With our magic number at one entering the four-game Bakersfield (Texas Rangers) series, we needed one win, or one Inland Empire loss (Los Angeles Dodgers). After dropping our first two to Bakersfield, coupled with two Inland Empire wins, the originally manageable situation become direr. However, while we were losing on Saturday night, Lancaster maintained an advantage throughout giving us the hope of backing into the playoffs should we not pull it out against Bakersfield. Lancaster ended up squandering a 6-2 in the top of the ninth, but would go on to a 7-6 walk-off win. This clinched our playoff berth, despite our 4-1 loss.
The clinching was a dim light on our otherwise dismal road trip. Our celebration, complete with champagne (which is a step up from collegiate celebratory occasions), seemed a bit tainted due to our play down the stretch. Nonetheless, when more than half of minor league baseball will turn in their uniforms at the conclusion of the regular season, we will live to play another day. To win a League Championship, all you need to do is have a chance.
Major League wild card teams have garnered a lot of attention due to their post season success in recent years. Their success can be attributed to the fact that these teams tend to come into the playoffs the hottest and have been playing meaningful games up until the end of the season.
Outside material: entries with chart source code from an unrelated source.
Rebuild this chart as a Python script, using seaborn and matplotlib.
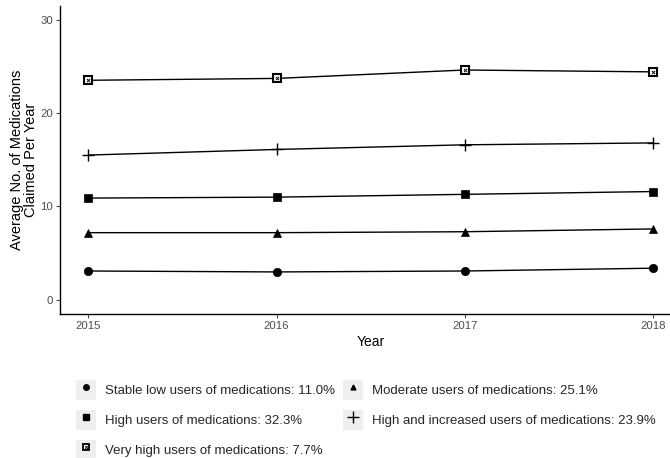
import matplotlib
matplotlib.use("Agg")
import matplotlib.pyplot as plt
import seaborn as sns
import pandas as pd
from matplotlib.lines import Line2D
from matplotlib.patches import Rectangle
from matplotlib.legend_handler import HandlerBase, HandlerLine2D, HandlerTuple

years = [2015, 2016, 2017, 2018]
stable_low = [3.1, 3.0, 3.1, 3.4]
moderate = [7.2, 7.2, 7.3, 7.6]
high = [10.9, 11.0, 11.3, 11.6]
high_increased = [15.5, 16.1, 16.6, 16.8]
very_high = [23.5, 23.7, 24.6, 24.4]

labels = {
    "stable": "Stable low users of medications: 11.0%",
    "moderate": "Moderate users of medications: 25.1%",
    "high": "High users of medications: 32.3%",
    "incr": "High and increased users of medications: 23.9%",
    "vhigh": "Very high users of medications: 7.7%",
}
y_ticks = [0, 10, 20, 30]

sns.set_theme(style="ticks")
plt.rcParams["font.family"] = ["Liberation Sans", "DejaVu Sans"]

df = pd.DataFrame({
    "Year": years * 3,
    "Value": stable_low + moderate + high,
    "Group": ["stable"] * 4 + ["moderate"] * 4 + ["high"] * 4,
})
markers = {"stable": "o", "moderate": "^", "high": "s"}

fig = plt.figure(figsize=(6.70, 4.58), dpi=100)
ax = fig.add_axes([60 / 670, (458 - 314) / 458, 621.5 / 670, (314 - 5.5) / 458])

sns.lineplot(data=df, x="Year", y="Value", style="Group", markers=markers,
             dashes=False, color="black", linewidth=1.0, markersize=6,
             markeredgecolor="black", markeredgewidth=0.5, legend=False, ax=ax)
sns.lineplot(x=years, y=high_increased, color="black", linewidth=1.0,
             marker="+", markersize=9, markeredgecolor="black",
             markeredgewidth=1.0, ax=ax)
sns.lineplot(x=years, y=very_high, color="black", linewidth=1.0, marker="s",
             markersize=5.5, markerfacecolor="white", markeredgecolor="black",
             markeredgewidth=1.5, ax=ax)
sns.scatterplot(x=years, y=very_high, marker="x", color="black", s=5,
                linewidth=0.7, ax=ax, zorder=5)

ax.set_xlim(2014.85, 2018.15)
ax.set_ylim(-1.5, 31.5)
ax.set_xticks(years)
ax.set_xticklabels([str(y) for y in years])
ax.set_yticks(y_ticks)
ax.set_xlabel("Year", fontsize=10, color="black", labelpad=3)
ax.set_ylabel("Average No. of Medications\nClaimed Per Year", fontsize=10.5,
              color="black", linespacing=1.05)
ax.yaxis.set_label_coords(-0.035, 0.5)
ax.tick_params(axis="both", labelsize=8.2, colors="#4D4D4D", length=3,
               width=0.8, pad=2)
for s in ["top", "right"]:
    ax.spines[s].set_visible(False)
for s in ["left", "bottom"]:
    ax.spines[s].set_color("black")
    ax.spines[s].set_linewidth(1.0)


class KeyBox(HandlerBase):
    def __init__(self, inner):
        super().__init__()
        self.inner = inner

    def create_artists(self, legend, orig_handle, xdescent, ydescent, width,
                       height, fontsize, trans):
        rect = Rectangle((-xdescent, -ydescent), width, height,
                         facecolor="#EFEFEF", edgecolor="none", transform=trans)
        arts = self.inner.create_artists(legend, orig_handle, xdescent,
                                         ydescent, width, height, fontsize,
                                         trans)
        return [rect] + list(arts)


def mk(m, ms=4):
    return Line2D([], [], color="black", marker=m, linestyle="none",
                  markersize=ms, markeredgewidth=1.0)

vh_handle = (Line2D([], [], marker="s", linestyle="none", markersize=4.5,
                    markerfacecolor="white", markeredgecolor="black",
                    markeredgewidth=1.3),
             Line2D([], [], marker="x", linestyle="none", markersize=2,
                    color="black", markeredgewidth=0.7))
h_circ, h_sq, h_tri, h_plus = mk("o"), mk("s"), mk("^", 3.5), mk("+", 8)
handles = [h_circ, h_sq, vh_handle, h_tri, h_plus]
hlabels = [labels["stable"], labels["high"], labels["vhigh"],
           labels["moderate"], labels["incr"]]
line_h = HandlerLine2D()
hmap = {h: KeyBox(line_h) for h in [h_circ, h_sq, h_tri, h_plus]}
hmap[vh_handle] = KeyBox(HandlerTuple(ndivide=1, pad=0))
fs = 9.5
px = fs * 100 / 72
leg = fig.legend(handles, hlabels, loc="upper left", ncol=2,
                 bbox_to_anchor=(76 / 670, 1 - 380 / 458), frameon=False,
                 prop={"size": fs},
                 handlelength=20 / px, handleheight=(20 / px - 0.245) / 0.65,
                 handletextpad=9 / px, columnspacing=8 / px,
                 labelspacing=10 / px, borderpad=0,
                 borderaxespad=0, handler_map=hmap)

fig.savefig("out.png", dpi=100)
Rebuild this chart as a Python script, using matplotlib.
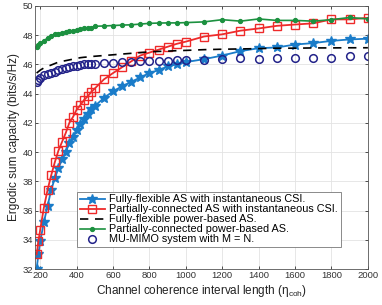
import matplotlib
matplotlib.use('Agg')
import matplotlib.pyplot as plt

# coherence interval lengths
eta = [180, 190, 200, 220, 240, 260, 280, 300, 320, 340, 360, 380, 400, 420, 440, 460, 480, 500,
       550, 600, 650, 700, 750, 800, 850, 900, 950, 1000,
       1100, 1200, 1300, 1400, 1500, 1600, 1700, 1800, 1900, 2000]

fullyInst = [32.0, 33.0, 33.9, 35.2, 36.3, 37.4, 38.2, 38.9, 39.5, 40.0, 40.6, 41.05, 41.5, 41.9, 42.25, 42.6, 42.95, 43.15,
             43.7, 44.15, 44.5, 44.8, 45.1, 45.4, 45.6, 45.85, 46.0, 46.15,
             46.35, 46.6, 46.9, 47.1, 47.15, 47.35, 47.45, 47.6, 47.7, 47.75]

partialInst = [33.0, 33.9, 34.7, 36.2, 37.4, 38.4, 39.3, 40.1, 40.7, 41.3, 42.0, 42.4, 42.9, 43.2, 43.55, 43.8, 44.1, 44.35,
               44.97, 45.4, 45.8, 46.2, 46.6, 46.8, 47.0, 47.2, 47.4, 47.55,
               47.9, 48.05, 48.3, 48.45, 48.63, 48.72, 48.8, 49.07, 49.07, 49.18]

fullyPower = [45.4, 45.5, 45.6, 45.75, 45.85, 45.95, 46.05, 46.15, 46.2, 46.25, 46.3, 46.35, 46.4, 46.45, 46.48, 46.5, 46.53, 46.55,
              46.6, 46.65, 46.7, 46.75, 46.8, 46.85, 46.88, 46.9, 46.93, 46.95,
              47.0, 47.03, 47.05, 47.07, 47.1, 47.1, 47.12, 47.12, 47.13, 47.13]

partialPower = [47.15, 47.35, 47.45, 47.6, 47.8, 47.95, 48.05, 48.1, 48.15, 48.2, 48.25, 48.3, 48.35, 48.4, 48.45, 48.45, 48.5, 48.6,
                48.62, 48.65, 48.68, 48.7, 48.75, 48.8, 48.82, 48.83, 48.83, 48.85,
                48.9, 49.05, 48.95, 49.1, 49.0, 49.0, 48.95, 49.05, 49.2, 49.1]

muMimo = [44.8, 44.95, 45.05, 45.3, 45.35, 45.4, 45.5, 45.6, 45.7, 45.75, 45.8, 45.85, 45.85, 45.95, 46.0, 46.0, 46.0, 46.05,
          46.1, 46.1, 46.15, 46.15, 46.2, 46.2, 46.2, 46.25, 46.3, 46.3,
          46.3, 46.35, 46.4, 46.35, 46.4, 46.4, 46.4, 46.45, 46.6, 46.6]

labels = ['Fully-flexible AS with instantaneous CSI.',
          'Partially-connected AS with instantaneous CSI.',
          'Fully-flexible power-based AS.',
          'Partially-connected power-based AS.',
          'MU-MIMO system with M = N.']

xticks = list(range(200, 2001, 200))
yticks = list(range(32, 51, 2))


def main():
    plt.rcParams['font.family'] = ['Liberation Sans', 'DejaVu Sans']
    plt.rcParams['mathtext.fontset'] = 'custom'
    plt.rcParams['mathtext.rm'] = 'Liberation Sans'
    plt.rcParams['mathtext.it'] = 'Liberation Sans'
    fig = plt.figure(figsize=(3.82, 3.05), dpi=100)
    ax = fig.add_axes([0.092, 0.118, 0.871, 0.863])

    ax.plot(eta, fullyInst, color='#1a7cc9', marker='*', markersize=7, linewidth=1.3, label=labels[0])
    ax.plot(eta, partialInst, color='#ee2a2a', marker='s', markersize=5.5, markerfacecolor='none',
            markeredgewidth=1.0, linewidth=1.3, label=labels[1])
    ax.plot(eta, fullyPower, color='black', linestyle=(0, (5, 4)), linewidth=1.2, label=labels[2])
    ax.plot(eta, partialPower, color='#1c9140', marker='o', markersize=2.8, linewidth=1.2, label=labels[3])
    ax.plot(eta, muMimo, color='#23238a', marker='o', markersize=5.5, markerfacecolor='none',
            markeredgewidth=1.1, linestyle='none', label=labels[4])

    ax.set_xlim(172, 2000)
    ax.set_ylim(32, 50)
    ax.set_xticks(xticks)
    ax.set_yticks(yticks)
    ax.tick_params(direction='in', length=2.5, width=0.6, labelsize=6.8, top=True, right=True,
                   colors='#333333', pad=1.5)
    ax.grid(True, color='#e3e3e3', linewidth=0.6)
    ax.set_axisbelow(True)
    for s in ax.spines.values():
        s.set_color('#555555')
        s.set_linewidth(0.6)

    ax.set_xlabel('Channel coherence interval length ($\\eta_{\\rm coh}$)', fontsize=8.5, color='#222222', labelpad=2)
    ax.set_ylabel('Ergodic sum capacity (bits/s/Hz)', fontsize=8.5, color='#222222', labelpad=2)

    leg = ax.legend(loc='lower right', bbox_to_anchor=(0.918, 0.083), fontsize=7.8, labelspacing=0.0,
                    handlelength=2.3, handletextpad=0.4, borderpad=0.25, borderaxespad=0, fancybox=False,
                    framealpha=1)
    leg.get_frame().set_edgecolor('#777777')
    leg.get_frame().set_linewidth(0.6)

    fig.savefig('out.png', dpi=100)


if __name__ == '__main__':
    main()
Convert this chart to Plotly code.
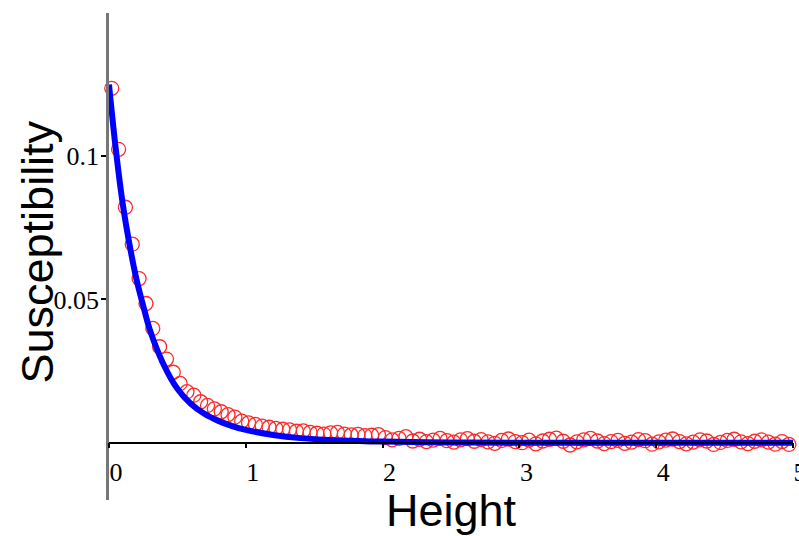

Despite our losing record, we begin the playoffs alongside everyone else with no wins and no losses. While we never seemed to put things together for a stretch of more than four or five games this season, we had enough of these little spurts to put ourselves in a position to win a title. To overcome the injuries, roster moves (we have no starting pitchers from our initial starting rotation, and only five arms from the opening day roster on the staff), and other adversity that grips a team and be playoff bound is a respectable fear. What we make of this opportunity remains to be seen, although it is our intent to be one of the fourteen minor league teams that will end their playoff run with a win. We begin our season anew with hope and excitement and will see if we can write a victorious ending for the 2009 Quakes.